— Да, может быть, его спасут. Но он ужасно мучается.
При всей своей жалости к нему они не могли говорить о Гутмане без какой-то веселой и умиленной улыбки.
В первый же день, когда Генриетта вошла в лазарет, она с ужасом узнала в одном из раненых баварского солдата, человека с рыжими волосами, рыжей бородой, голубыми глазами и широким квадратным носом, того самого, что в Базейле унес ее на руках, когда расстреливали Вейса. Баварец тоже узнал ее, но не мог говорить: пуля, попав навылет в затылок, оторвала половину языка. Два дня Генриетта в испуге сторонилась, невольно содрогаясь каждый раз, как проходила мимо его койки, но он следил за ней безнадежным, кротким взглядом, и это ее покорило. Неужели это то самое чудовище, косматое, забрызганное кровью, вращающее глазами от ярости, чудовище, о котором она вечно вспоминала с ужасом? Трудно было поверить, что этот несчастный добродушный человек, который так покорно переносит жестокие страдания, действительно тот самый человек. Его ранение — редкий случай — вызывало сострадание у всех раненых. Никто даже не был уверен, что его фамилия Гутман; так его называли только потому, что единственными звуками, которые ему удавалось произнести, было какое-то ворчание из двух слогов, приблизительно составлявших эту фамилию. Да еще предполагали, что он женат и у него есть дети. По-видимому, он знал несколько французских слов. Иногда он отвечал резким кивком головы. «Женат?» — «Да, да!» — «Дети?» — «Да, да!» Однажды, увидя муку, он растрогался, и в лазарете решили, что он, может быть, мельник. Больше ничего о нем не знали. Где его мельница? В какой далекой баварской деревне плачут теперь его жена и дети? Неужели он так и умрет, неизвестный, безыменный, а его семья будет где-то томиться в вечном ожидании?

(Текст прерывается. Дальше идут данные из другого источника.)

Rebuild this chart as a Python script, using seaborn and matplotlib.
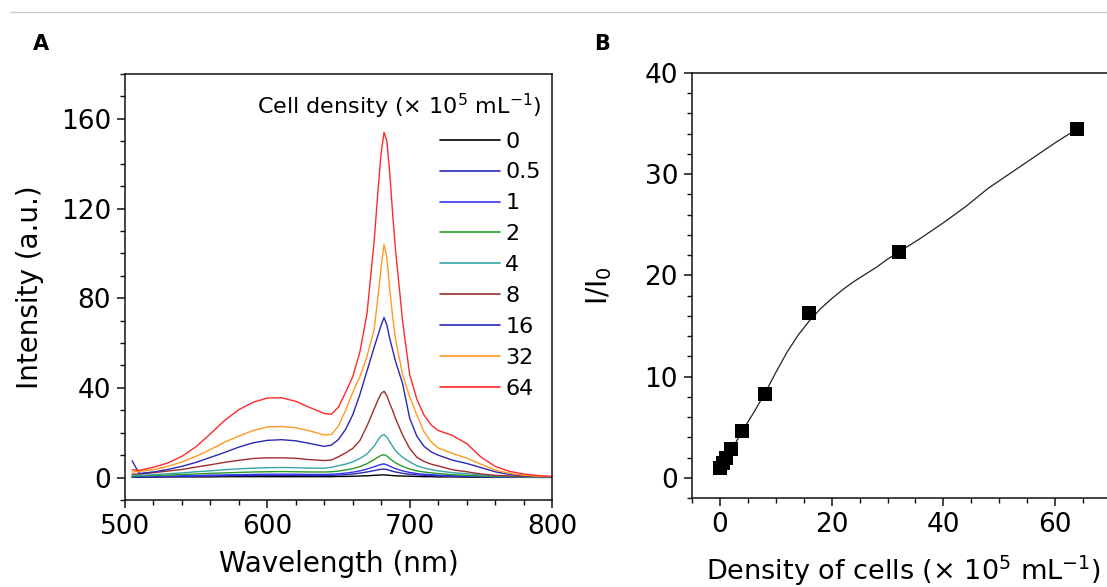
import numpy as np
import pandas as pd
import matplotlib
matplotlib.use("Agg")
import matplotlib.pyplot as plt
from matplotlib.lines import Line2D
from matplotlib.ticker import MultipleLocator
import seaborn as sns

# ---------------- data ----------------
wavelength = [505, 510, 520, 530, 540, 550, 560, 570, 580, 590, 600, 610, 620, 630, 640,
              645, 650, 655, 660, 665, 670, 675, 678, 680, 682, 684, 686, 688, 690,
              695, 700, 705, 710, 715, 720, 730, 740, 750, 760, 770, 780, 790, 800]

density_labels = ["0", "0.5", "1", "2", "4", "8", "16", "32", "64"]
line_colors = ["#000000", "#2a2ab8", "#3434f0", "#2a9a2a", "#36a3a3",
               "#a02c2c", "#2828b4", "#ff9a22", "#ff2a2a"]

int_0 = [0.2, 0.2, 0.2, 0.3, 0.3, 0.3, 0.3, 0.4, 0.4, 0.4, 0.4, 0.4, 0.4, 0.4, 0.4,
         0.4, 0.5, 0.5, 0.6, 0.7, 0.8, 1.0, 1.1, 1.2, 1.2, 1.1, 1.0, 0.9, 0.8,
         0.7, 0.6, 0.5, 0.4, 0.4, 0.3, 0.3, 0.2, 0.2, 0.2, 0.1, 0.1, 0.1, 0.1]
int_05 = [0.3, 0.3, 0.4, 0.4, 0.5, 0.6, 0.7, 0.8, 0.9, 0.9, 1.0, 1.0, 1.0, 0.9, 0.9,
          1.0, 1.1, 1.3, 1.6, 2.0, 2.5, 3.1, 3.5, 3.7, 3.8, 3.6, 3.2, 2.8, 2.5,
          1.9, 1.5, 1.2, 1.0, 0.9, 0.8, 0.6, 0.5, 0.4, 0.3, 0.2, 0.2, 0.1, 0.1]
int_1 = [0.4, 0.4, 0.5, 0.6, 0.8, 0.9, 1.1, 1.2, 1.3, 1.4, 1.5, 1.5, 1.5, 1.4, 1.4,
         1.5, 1.7, 2.0, 2.4, 3.0, 3.8, 4.8, 5.5, 5.9, 6.1, 5.7, 5.1, 4.5, 4.0,
         3.0, 2.3, 1.8, 1.5, 1.3, 1.1, 0.8, 0.6, 0.5, 0.4, 0.3, 0.2, 0.2, 0.1]
int_2 = [0.6, 0.7, 0.9, 1.1, 1.4, 1.6, 1.9, 2.1, 2.3, 2.5, 2.6, 2.7, 2.6, 2.5, 2.5,
         2.6, 2.9, 3.4, 4.0, 4.9, 6.2, 8.0, 9.2, 9.9, 10.2, 9.6, 8.5, 7.5, 6.6,
         5.0, 3.8, 3.0, 2.5, 2.1, 1.8, 1.3, 1.0, 0.7, 0.5, 0.4, 0.3, 0.2, 0.2]
int_4 = [1.0, 1.0, 1.3, 1.7, 2.1, 2.6, 3.0, 3.5, 3.9, 4.2, 4.4, 4.5, 4.4, 4.2, 4.2,
         4.6, 5.3, 6.0, 7.0, 8.5, 10.5, 14.0, 17.0, 18.6, 19.2, 18.0, 16.0, 14.0, 12.0,
         9.0, 7.0, 5.3, 4.3, 3.6, 3.0, 2.2, 1.7, 1.2, 0.8, 0.5, 0.4, 0.3, 0.2]
int_8 = [1.5, 1.6, 2.2, 2.9, 3.6, 4.7, 5.7, 6.8, 7.7, 8.5, 8.8, 8.8, 8.6, 8.0, 7.6,
         7.8, 9.3, 11.0, 13.0, 16.5, 23.0, 30.5, 35.0, 37.5, 38.5, 36.5, 33.0, 30.0, 26.5,
         19.0, 13.0, 9.1, 7.2, 6.0, 5.2, 3.5, 2.6, 1.6, 1.0, 0.7, 0.5, 0.4, 0.3]
int_16 = [7.5, 1.8, 2.5, 3.6, 5.0, 6.8, 9.0, 11.2, 13.6, 15.5, 16.6, 16.9, 16.4, 15.2, 13.9,
          14.5, 17.0, 21.5, 28.0, 37.0, 47.5, 58.0, 64.0, 68.0, 71.4, 68.0, 62.0, 57.0, 52.0,
          42.0, 26.5, 18.5, 14.0, 11.5, 10.0, 7.8, 6.3, 4.5, 2.6, 1.4, 0.8, 0.5, 0.3]
int_32 = [2.5, 2.8, 3.5, 5.0, 7.0, 9.5, 12.5, 15.8, 18.5, 21.0, 22.6, 22.8, 22.2, 20.8, 19.0,
          19.2, 23.0, 30.0, 38.0, 45.0, 54.0, 66.0, 82.0, 94.0, 104.0, 98.0, 84.0, 72.0, 62.0,
          46.0, 36.0, 28.0, 20.5, 16.0, 13.2, 10.8, 8.7, 6.0, 3.4, 1.9, 1.0, 0.6, 0.4]
int_64 = [3.5, 3.2, 4.6, 6.5, 9.5, 13.8, 19.5, 25.5, 30.3, 33.6, 35.5, 35.6, 34.0, 31.2, 28.6,
          28.2, 31.5, 38.0, 45.0, 56.0, 73.0, 105.0, 130.0, 145.0, 154.0, 150.0, 136.0, 118.0, 102.0,
          70.0, 46.0, 35.0, 28.0, 23.5, 21.0, 18.8, 15.2, 9.2, 5.0, 2.8, 1.6, 0.9, 0.5]

spectra = [int_0, int_05, int_1, int_2, int_4, int_8, int_16, int_32, int_64]

cell_density = [0, 0.5, 1, 2, 4, 8, 16, 32, 64]
ratio = [1.0, 1.5, 2.0, 2.8, 4.6, 8.3, 16.3, 22.3, 34.5]

fit_x = [0, 1, 2, 4, 6, 8, 10, 12, 14, 16, 18, 20, 22, 24, 26, 28, 30, 32,
         36, 40, 44, 48, 52, 56, 60, 64]
fit_y = [1.0, 1.8, 2.7, 4.6, 6.4, 8.3, 10.4, 12.4, 14.1, 15.5, 16.7, 17.7, 18.6, 19.4,
         20.1, 20.8, 21.6, 22.3, 23.7, 25.2, 26.8, 28.6, 30.1, 31.6, 33.1, 34.5]

# ---------------- style ----------------
sns.set_style("ticks")
plt.rcParams["font.family"] = ["DejaVu Sans"]
plt.rcParams["mathtext.fontset"] = "dejavusans"
for key in ("text.color", "axes.labelcolor", "xtick.color", "ytick.color", "axes.edgecolor"):
    plt.rcParams[key] = "black"

W, H = 1107, 587
fig = plt.figure(figsize=(W / 100, H / 100), dpi=100)
fig.patch.set_facecolor("white")

def frac(left, top, right, bottom):
    return [left / W, 1 - bottom / H, (right - left) / W, (bottom - top) / H]

axA = fig.add_axes(frac(125, 74, 552, 500))
axB = fig.add_axes(frac(692, 73, 1111, 498))

# ---------------- panel A ----------------
for lab, col, vals in zip(density_labels, line_colors, spectra):
    sns.lineplot(x=wavelength, y=vals, color=col, lw=1.0, label=lab, ax=axA)

axA.set_xlim(500, 800)
axA.set_ylim(-10, 180)
axA.xaxis.set_major_locator(MultipleLocator(100))
axA.xaxis.set_minor_locator(MultipleLocator(20))
axA.yaxis.set_major_locator(MultipleLocator(40))
axA.yaxis.set_minor_locator(MultipleLocator(10))
axA.set_xlabel("Wavelength (nm)", fontsize=20)
axA.set_ylabel("Intensity (a.u.)", fontsize=20)
axA.xaxis.set_label_coords(0.5, -0.118)
axA.yaxis.set_label_coords(-0.19, 0.5)

leg = axA.legend(title="Cell density (× 10$^5$ mL$^{-1}$)", loc="upper right",
                 bbox_to_anchor=(1.0, 0.985), frameon=False, fontsize=16,
                 title_fontsize=16, handlelength=2.7, handletextpad=0.25,
                 labelspacing=0.49, alignment="right", borderaxespad=0.1)
for ln in leg.get_lines():
    ln.set_linewidth(1.2)

# ---------------- panel B ----------------
sns.lineplot(x=fit_x, y=fit_y, color="#222222", lw=0.9, ax=axB)
sns.scatterplot(x=cell_density, y=ratio, marker="s", s=95, color="black",
                edgecolor="black", linewidth=0, ax=axB, zorder=3)
axB.set_xlim(-5, 70)
axB.set_ylim(-2, 40)
axB.xaxis.set_major_locator(MultipleLocator(20))
axB.xaxis.set_minor_locator(MultipleLocator(5))
axB.yaxis.set_major_locator(MultipleLocator(10))
axB.yaxis.set_minor_locator(MultipleLocator(2))
axB.set_xlabel("Density of cells (× 10$^5$ mL$^{-1}$)", fontsize=19.5)
axB.set_ylabel("I/I$_0$", fontsize=20)
axB.xaxis.set_label_coords(0.505, -0.13)
axB.yaxis.set_label_coords(-0.185, 0.5)

for ax in (axA, axB):
    for sp in ax.spines.values():
        sp.set_visible(True)
        sp.set_linewidth(1.1)
        sp.set_color("#111111")
    ax.tick_params(which="major", direction="out", length=6, width=1.1,
                   labelsize=19, pad=4, color="#111111", labelcolor="black",
                   top=False, right=False)
    ax.tick_params(which="minor", direction="out", length=3.5, width=1.0,
                   color="#111111", top=False, right=False)
    ax.set_facecolor("white")

# panel letters and top rule
fig.text(33 / W, 1 - 44 / H, "A", fontsize=15, fontweight="bold", va="center", ha="left",
         color="black")
fig.text(594 / W, 1 - 44 / H, "B", fontsize=15, fontweight="bold", va="center", ha="left",
         color="black")
fig.add_artist(Line2D([10 / W, 1.0], [1 - 12 / H, 1 - 12 / H], color="#c8c8c8", lw=1.0))

fig.savefig("out.png", dpi=100, facecolor="white")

— Сегодня Гутман послал мне воздушный поцелуй… — сказала однажды Жану Генриетта. — Каждый раз, как я даю ему пить или оказываю малейшую услугу, он прикладывает к губам пальцы в знак глубокой благодарности… Не улыбайтесь: ведь страшно быть словно заживо погребенным!
К концу октября Жану стало лучше. Врач решил вынуть дренаж, хотя все еще был озабочен; но рана заживала довольно быстро. Выздоравливающий уже вставал, часами ходил по комнате, сидел у окна, грустно глядя на проплывающие стаи туч. Он заскучал, говорил, что хочет чем-нибудь заняться, помогать в работе на ферме. Одним из его тайных огорчений был денежный вопрос: Жан понимал, что его двести франков, наверно, уже истрачены за полтора с лишним месяца. Если старик Фушар еще терпит его, — значит, платит Генриетта. Эта мысль тяготила Жана, но он не смел объясниться с Генриеттой и почувствовал подлинное облегчение, когда было решено, что он будет работать вместе с Сильвиной на ферме, а Проспер — в поле.